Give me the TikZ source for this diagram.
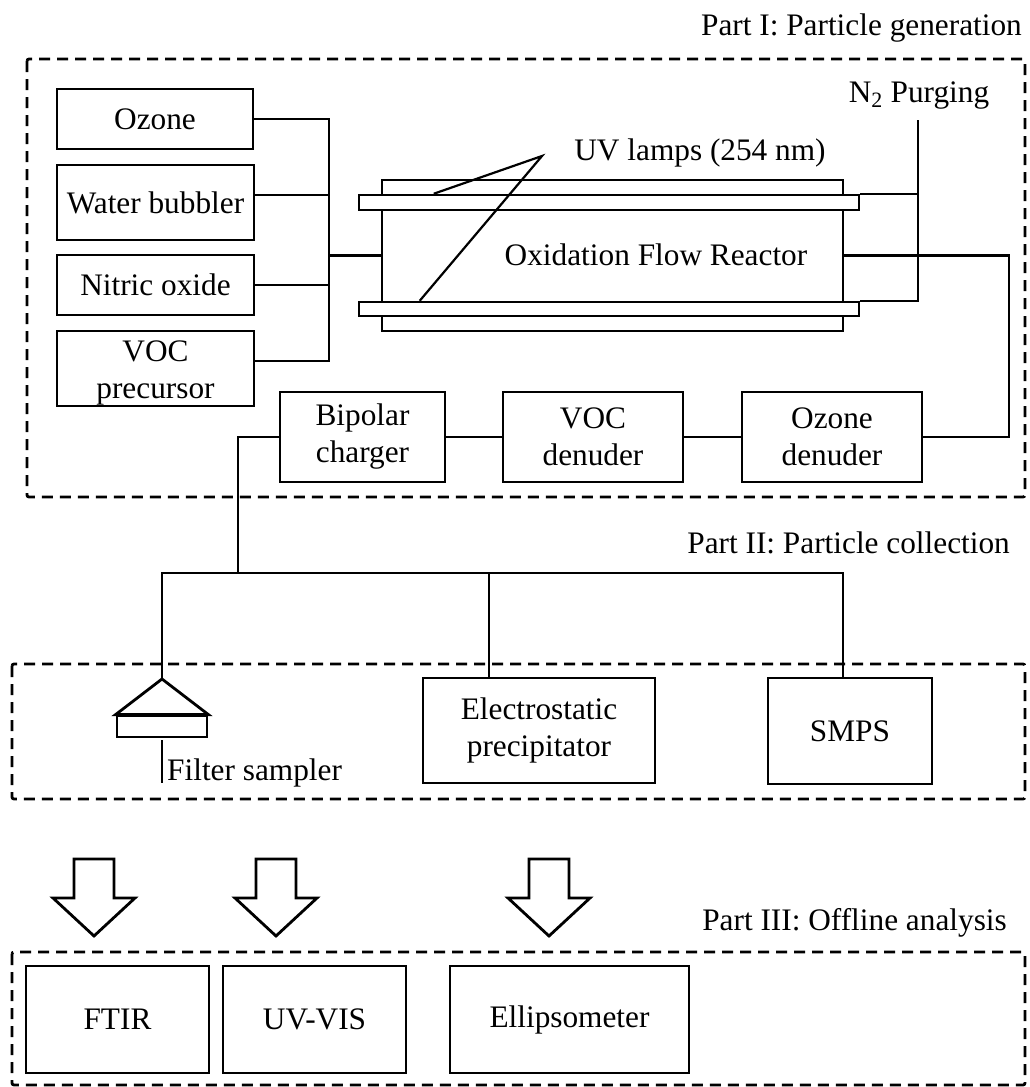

--

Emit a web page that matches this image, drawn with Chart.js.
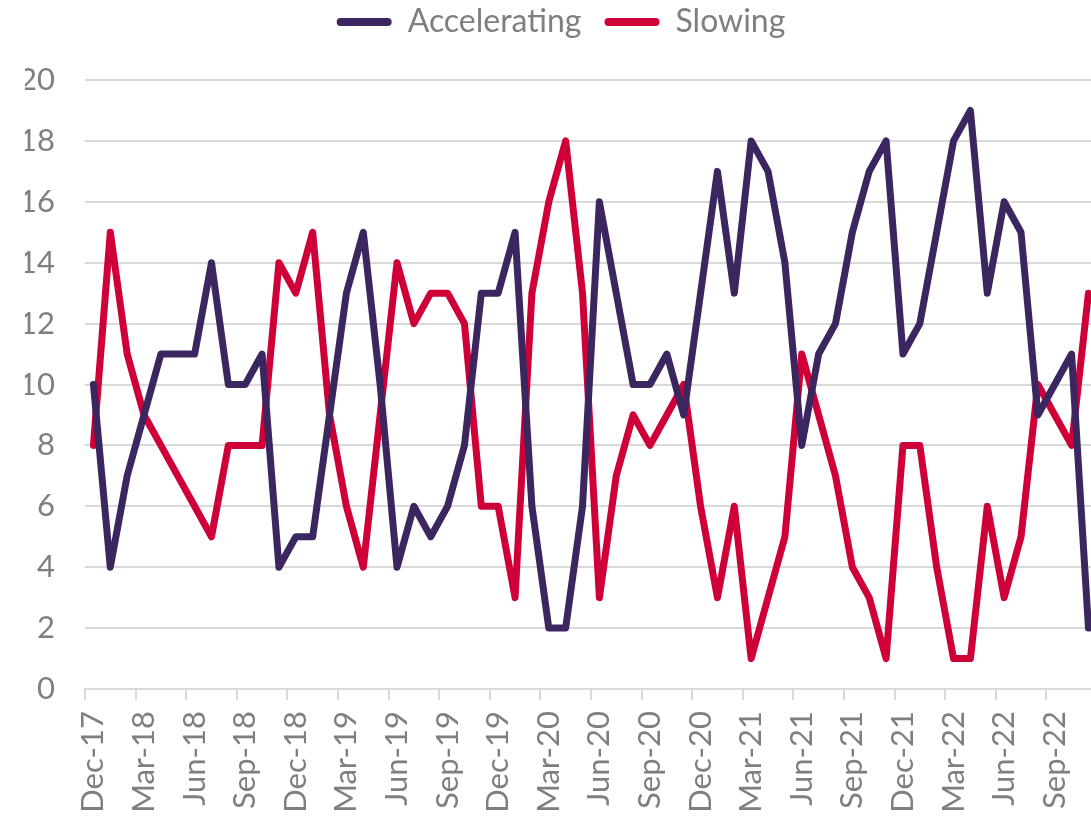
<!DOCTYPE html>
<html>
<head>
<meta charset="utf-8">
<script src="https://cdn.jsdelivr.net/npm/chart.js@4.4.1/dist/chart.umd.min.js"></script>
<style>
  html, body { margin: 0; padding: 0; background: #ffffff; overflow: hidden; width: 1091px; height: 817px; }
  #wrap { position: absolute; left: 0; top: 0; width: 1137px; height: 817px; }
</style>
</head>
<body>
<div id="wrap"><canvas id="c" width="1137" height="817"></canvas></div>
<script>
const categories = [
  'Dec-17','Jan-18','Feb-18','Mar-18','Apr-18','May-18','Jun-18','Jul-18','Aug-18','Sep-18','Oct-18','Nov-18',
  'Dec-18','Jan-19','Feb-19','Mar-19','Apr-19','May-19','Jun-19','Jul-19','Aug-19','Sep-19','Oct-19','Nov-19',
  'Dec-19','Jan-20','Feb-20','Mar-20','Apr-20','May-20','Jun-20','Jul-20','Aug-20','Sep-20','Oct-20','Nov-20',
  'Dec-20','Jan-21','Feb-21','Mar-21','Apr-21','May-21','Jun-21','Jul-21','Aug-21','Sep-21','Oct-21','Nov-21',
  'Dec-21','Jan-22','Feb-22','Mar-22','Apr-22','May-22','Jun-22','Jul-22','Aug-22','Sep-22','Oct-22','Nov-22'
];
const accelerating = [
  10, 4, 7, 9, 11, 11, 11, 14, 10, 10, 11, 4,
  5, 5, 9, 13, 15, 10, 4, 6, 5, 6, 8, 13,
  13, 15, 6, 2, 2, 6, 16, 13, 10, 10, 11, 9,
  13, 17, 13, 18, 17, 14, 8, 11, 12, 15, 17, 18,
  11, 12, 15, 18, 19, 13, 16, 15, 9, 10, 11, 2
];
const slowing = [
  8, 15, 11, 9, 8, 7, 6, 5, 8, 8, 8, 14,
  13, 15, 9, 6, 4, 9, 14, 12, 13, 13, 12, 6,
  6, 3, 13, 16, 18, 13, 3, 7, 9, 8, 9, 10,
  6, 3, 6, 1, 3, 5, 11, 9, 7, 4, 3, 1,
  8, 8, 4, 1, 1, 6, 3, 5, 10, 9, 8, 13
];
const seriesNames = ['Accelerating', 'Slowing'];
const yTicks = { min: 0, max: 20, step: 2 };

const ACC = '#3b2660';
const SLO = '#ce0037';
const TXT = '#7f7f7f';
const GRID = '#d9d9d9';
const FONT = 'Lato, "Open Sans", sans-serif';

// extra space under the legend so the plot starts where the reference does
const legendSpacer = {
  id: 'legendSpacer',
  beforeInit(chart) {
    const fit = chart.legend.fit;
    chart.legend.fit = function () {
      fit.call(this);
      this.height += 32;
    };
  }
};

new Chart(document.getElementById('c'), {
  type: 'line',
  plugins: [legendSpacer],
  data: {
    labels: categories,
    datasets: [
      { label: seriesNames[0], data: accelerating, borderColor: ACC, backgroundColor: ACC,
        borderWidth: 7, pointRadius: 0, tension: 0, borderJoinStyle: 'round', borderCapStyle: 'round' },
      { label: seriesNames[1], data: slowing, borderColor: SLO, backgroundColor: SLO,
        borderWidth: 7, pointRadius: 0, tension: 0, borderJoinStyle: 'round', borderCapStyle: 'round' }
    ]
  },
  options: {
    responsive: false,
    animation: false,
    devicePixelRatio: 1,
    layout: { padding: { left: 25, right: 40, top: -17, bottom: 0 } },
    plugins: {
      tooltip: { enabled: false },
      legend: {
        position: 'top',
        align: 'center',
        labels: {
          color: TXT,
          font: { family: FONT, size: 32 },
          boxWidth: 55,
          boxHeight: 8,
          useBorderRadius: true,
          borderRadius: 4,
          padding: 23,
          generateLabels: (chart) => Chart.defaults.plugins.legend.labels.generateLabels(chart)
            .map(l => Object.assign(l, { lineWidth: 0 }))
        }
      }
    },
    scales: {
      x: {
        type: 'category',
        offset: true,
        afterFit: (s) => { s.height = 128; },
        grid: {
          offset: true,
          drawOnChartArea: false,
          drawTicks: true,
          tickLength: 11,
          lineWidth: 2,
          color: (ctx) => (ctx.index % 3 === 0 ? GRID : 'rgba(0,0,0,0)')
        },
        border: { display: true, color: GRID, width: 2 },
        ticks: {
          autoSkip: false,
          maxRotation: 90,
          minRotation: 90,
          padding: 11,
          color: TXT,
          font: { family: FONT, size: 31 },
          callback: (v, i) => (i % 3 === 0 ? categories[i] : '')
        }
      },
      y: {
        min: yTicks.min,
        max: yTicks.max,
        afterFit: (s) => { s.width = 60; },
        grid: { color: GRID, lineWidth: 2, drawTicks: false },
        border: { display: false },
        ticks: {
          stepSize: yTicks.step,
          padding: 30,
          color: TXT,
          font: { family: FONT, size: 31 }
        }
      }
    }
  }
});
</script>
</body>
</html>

WHAT YOU WILL DO
Report each line in the data that holds the word "this".

FINAL RESULT
Give me the TikZ source for this diagram.
Emit a web page that matches this image, drawn with Chart.js.
      fit.call(this);
      this.height += 32;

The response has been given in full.